Philemon McCarthy

Personal information
- Full name: Philemon Tei McCarthy
- Date of birth: 14 August 1983 (age 42)
- Place of birth: Accra, Ghana
- Height: 1.95 m (6 ft 5 in)
- Position: Goalkeeper

Youth career
- Golden Boys

Senior career*
- Years: Team / Apps / (Gls)
- 2003–2008: Feyenoord Academy
- 2008–2014: Accra Hearts of Oak
- 2012: → Wassaman United (loan)
- 2015: Accra Great Olympics
- 2016: West African Football Academy / 1 / (0)
- 2016: Dreams
- 2017: Hapoel Afula / 21 / (0)
- 2018: Dreams
- 2020–2021: Dreams

International career
- 2005–2009: Ghana / 2 / (0)

= Philemon McCarthy =

Ghanaian footballer

Philemon Tei McCarthy (born 14 August 1983) is a Ghanaian former professional footballer who plays as a goalkeeper.

==Club career==
McCarthy was born in Accra, Ghana. He began his career with Golden Boys before joining the Feyenoord Academy in 2005. In 2008, McCarthy left Feyenoord Academy to join Accra Hearts of Oak. He was a key member of the Accra Hearts of Oak team that won the league in the 2008–09 season. McCarthy is in his second spell with the club but he has been afflicted with injuries since his return. He was the standout player in a match against Asante Kotoko in Kumasi on 15 April 2012. He dislocated his finger after a save in the game and he was not able to continue. His team lost the game 2–1 to their rivals after his substitution.

He re-joined former club Dreams during the 2017–18 season following a stint with Israeli club Hapoel Afula.

McCarthy moved to Dreams for a third time in May 2020, having agreed a three-year contract.

==International career==
McCarthy earned two national caps for Ghana and was a player in the squad for the African Nations Cup 2006, and returned for the 2010 African Cup of Nations.
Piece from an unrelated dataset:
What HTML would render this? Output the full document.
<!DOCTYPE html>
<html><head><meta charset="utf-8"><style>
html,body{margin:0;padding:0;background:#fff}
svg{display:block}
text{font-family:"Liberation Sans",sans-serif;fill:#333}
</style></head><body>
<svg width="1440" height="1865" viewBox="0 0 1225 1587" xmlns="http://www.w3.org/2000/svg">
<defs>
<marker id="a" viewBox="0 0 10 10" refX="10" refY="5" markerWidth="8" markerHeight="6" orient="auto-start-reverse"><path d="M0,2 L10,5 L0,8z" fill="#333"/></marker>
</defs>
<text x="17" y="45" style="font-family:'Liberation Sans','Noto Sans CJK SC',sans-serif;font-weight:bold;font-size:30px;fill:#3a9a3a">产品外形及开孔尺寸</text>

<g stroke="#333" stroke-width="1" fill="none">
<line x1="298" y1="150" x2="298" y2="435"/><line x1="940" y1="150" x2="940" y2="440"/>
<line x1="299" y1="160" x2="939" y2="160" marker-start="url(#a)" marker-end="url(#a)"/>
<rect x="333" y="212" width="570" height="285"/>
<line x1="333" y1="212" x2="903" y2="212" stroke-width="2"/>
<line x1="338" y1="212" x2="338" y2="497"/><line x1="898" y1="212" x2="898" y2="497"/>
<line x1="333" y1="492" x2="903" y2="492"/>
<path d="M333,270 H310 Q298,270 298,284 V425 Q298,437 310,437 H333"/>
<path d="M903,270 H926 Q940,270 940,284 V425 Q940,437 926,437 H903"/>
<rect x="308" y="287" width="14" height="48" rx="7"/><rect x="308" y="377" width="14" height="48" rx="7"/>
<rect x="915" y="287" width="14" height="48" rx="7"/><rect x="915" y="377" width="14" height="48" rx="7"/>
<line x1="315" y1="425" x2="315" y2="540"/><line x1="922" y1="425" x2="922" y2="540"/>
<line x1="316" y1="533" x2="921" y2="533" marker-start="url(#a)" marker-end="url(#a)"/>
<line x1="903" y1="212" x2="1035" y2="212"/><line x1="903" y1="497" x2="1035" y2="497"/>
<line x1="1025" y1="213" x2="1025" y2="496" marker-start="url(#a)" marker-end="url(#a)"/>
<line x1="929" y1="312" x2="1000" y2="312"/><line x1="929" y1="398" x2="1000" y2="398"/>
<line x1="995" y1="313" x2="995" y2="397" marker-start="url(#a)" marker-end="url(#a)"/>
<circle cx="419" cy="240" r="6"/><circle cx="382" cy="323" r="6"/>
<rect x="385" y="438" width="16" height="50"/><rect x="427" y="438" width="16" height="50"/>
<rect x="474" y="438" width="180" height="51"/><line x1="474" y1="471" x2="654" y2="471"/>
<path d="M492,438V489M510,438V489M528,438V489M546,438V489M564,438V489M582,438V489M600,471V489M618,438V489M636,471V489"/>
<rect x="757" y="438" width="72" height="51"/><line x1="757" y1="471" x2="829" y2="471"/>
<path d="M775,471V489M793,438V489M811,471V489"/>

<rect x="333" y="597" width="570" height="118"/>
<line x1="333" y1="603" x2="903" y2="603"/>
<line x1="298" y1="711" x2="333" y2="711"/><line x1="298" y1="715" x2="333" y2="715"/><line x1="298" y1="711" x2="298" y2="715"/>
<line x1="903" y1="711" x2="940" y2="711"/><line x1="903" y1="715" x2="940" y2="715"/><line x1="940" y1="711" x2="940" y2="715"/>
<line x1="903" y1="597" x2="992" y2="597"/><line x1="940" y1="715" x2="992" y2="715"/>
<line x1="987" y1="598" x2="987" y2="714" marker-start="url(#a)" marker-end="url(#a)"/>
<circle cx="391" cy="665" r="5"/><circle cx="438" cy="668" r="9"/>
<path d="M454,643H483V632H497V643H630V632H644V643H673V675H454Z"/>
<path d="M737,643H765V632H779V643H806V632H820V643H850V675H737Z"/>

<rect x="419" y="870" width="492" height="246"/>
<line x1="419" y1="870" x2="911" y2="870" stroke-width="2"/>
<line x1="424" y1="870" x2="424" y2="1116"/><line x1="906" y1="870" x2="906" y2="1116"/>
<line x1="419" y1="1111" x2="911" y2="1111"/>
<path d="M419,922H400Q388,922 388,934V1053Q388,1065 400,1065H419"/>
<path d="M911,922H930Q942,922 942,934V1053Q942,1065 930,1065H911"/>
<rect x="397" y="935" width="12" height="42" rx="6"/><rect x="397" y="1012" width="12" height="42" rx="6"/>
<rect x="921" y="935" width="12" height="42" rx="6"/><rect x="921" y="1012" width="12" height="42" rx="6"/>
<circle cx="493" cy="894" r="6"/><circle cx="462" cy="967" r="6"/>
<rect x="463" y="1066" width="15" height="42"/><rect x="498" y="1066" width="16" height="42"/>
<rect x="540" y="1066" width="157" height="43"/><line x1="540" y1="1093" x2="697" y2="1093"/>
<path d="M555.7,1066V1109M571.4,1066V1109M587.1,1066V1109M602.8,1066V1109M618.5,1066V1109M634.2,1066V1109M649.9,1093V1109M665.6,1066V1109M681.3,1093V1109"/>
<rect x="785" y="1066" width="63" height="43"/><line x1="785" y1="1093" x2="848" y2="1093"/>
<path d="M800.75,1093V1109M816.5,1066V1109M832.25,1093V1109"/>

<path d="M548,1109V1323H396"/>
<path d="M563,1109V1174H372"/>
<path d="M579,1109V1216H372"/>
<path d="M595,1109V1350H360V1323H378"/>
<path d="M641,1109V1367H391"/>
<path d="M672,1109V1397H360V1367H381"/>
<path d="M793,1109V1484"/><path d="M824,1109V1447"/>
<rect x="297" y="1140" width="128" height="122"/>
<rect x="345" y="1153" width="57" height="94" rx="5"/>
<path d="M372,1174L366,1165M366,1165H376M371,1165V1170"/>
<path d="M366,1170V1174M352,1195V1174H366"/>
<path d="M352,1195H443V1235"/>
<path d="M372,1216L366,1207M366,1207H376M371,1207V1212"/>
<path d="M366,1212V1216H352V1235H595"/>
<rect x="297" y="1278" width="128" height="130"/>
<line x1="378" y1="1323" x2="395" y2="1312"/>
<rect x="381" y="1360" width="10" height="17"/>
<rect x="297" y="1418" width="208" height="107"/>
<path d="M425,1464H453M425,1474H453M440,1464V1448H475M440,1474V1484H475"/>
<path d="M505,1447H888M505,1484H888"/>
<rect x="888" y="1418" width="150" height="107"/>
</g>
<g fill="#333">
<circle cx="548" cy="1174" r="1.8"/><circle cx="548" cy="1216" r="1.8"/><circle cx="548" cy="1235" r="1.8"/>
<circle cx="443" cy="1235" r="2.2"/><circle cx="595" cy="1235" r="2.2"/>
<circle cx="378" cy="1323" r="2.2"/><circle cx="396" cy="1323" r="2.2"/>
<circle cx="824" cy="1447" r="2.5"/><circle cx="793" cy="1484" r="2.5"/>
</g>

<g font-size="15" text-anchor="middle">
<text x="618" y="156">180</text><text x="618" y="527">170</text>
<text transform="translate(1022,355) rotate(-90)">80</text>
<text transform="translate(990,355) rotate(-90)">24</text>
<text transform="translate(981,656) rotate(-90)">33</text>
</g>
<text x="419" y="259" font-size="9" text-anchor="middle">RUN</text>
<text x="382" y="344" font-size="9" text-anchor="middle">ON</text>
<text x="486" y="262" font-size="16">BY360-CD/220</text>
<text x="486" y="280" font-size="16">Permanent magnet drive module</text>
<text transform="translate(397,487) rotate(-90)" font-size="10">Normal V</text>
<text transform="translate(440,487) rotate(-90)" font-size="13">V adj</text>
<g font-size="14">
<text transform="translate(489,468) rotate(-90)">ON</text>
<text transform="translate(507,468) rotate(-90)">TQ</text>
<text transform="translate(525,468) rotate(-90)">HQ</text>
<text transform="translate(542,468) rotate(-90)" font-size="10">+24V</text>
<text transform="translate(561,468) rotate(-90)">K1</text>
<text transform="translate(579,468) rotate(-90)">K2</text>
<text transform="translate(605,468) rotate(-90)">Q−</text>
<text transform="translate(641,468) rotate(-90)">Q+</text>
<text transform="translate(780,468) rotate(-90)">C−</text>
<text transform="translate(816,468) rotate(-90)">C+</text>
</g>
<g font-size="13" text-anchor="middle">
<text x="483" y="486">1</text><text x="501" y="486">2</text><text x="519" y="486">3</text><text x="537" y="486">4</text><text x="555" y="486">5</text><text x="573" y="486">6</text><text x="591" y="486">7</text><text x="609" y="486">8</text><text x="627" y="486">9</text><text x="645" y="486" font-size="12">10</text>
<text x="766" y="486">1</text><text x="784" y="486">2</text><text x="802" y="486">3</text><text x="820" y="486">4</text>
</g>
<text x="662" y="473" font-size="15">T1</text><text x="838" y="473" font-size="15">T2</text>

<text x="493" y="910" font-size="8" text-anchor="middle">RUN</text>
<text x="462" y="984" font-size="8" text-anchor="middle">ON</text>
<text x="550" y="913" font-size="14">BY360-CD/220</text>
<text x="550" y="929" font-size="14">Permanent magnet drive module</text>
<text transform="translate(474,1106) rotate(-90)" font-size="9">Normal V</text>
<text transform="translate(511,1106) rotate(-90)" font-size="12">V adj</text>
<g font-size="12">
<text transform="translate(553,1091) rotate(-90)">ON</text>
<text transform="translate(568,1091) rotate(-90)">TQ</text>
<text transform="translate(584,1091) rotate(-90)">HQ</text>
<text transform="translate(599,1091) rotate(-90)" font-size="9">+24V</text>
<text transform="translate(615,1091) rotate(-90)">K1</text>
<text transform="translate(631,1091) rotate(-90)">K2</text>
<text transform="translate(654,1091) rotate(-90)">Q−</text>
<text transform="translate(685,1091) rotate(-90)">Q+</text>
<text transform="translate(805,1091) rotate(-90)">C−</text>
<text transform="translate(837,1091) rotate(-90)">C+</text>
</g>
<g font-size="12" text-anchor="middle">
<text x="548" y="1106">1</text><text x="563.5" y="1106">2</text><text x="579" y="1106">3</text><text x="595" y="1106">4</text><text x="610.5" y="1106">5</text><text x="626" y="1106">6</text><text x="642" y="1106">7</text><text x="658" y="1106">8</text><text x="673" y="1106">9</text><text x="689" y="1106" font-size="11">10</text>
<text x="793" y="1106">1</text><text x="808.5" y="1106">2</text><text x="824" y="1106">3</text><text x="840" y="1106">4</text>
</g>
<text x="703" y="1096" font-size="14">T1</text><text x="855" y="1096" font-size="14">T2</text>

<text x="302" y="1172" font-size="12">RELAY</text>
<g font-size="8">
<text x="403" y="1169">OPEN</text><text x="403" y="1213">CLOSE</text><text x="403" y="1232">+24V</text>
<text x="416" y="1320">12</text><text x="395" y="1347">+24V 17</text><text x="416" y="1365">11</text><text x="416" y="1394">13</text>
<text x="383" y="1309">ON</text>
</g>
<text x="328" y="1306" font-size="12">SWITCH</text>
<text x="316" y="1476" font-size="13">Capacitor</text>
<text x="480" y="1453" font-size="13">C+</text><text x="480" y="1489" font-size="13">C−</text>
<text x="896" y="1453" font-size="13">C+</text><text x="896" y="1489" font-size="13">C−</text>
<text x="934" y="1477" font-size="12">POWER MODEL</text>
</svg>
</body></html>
McCarthy was the number one goalkeeper for the local Black Stars when they won silver in the first edition of the 2009 African Nations Championship hosted by Ivory Coast in 2009. He was the hero for the Ghanaian side as his save from Papy Djilobodji paved the way for victory, which was made possible after Kwadwo Poku converted his kick.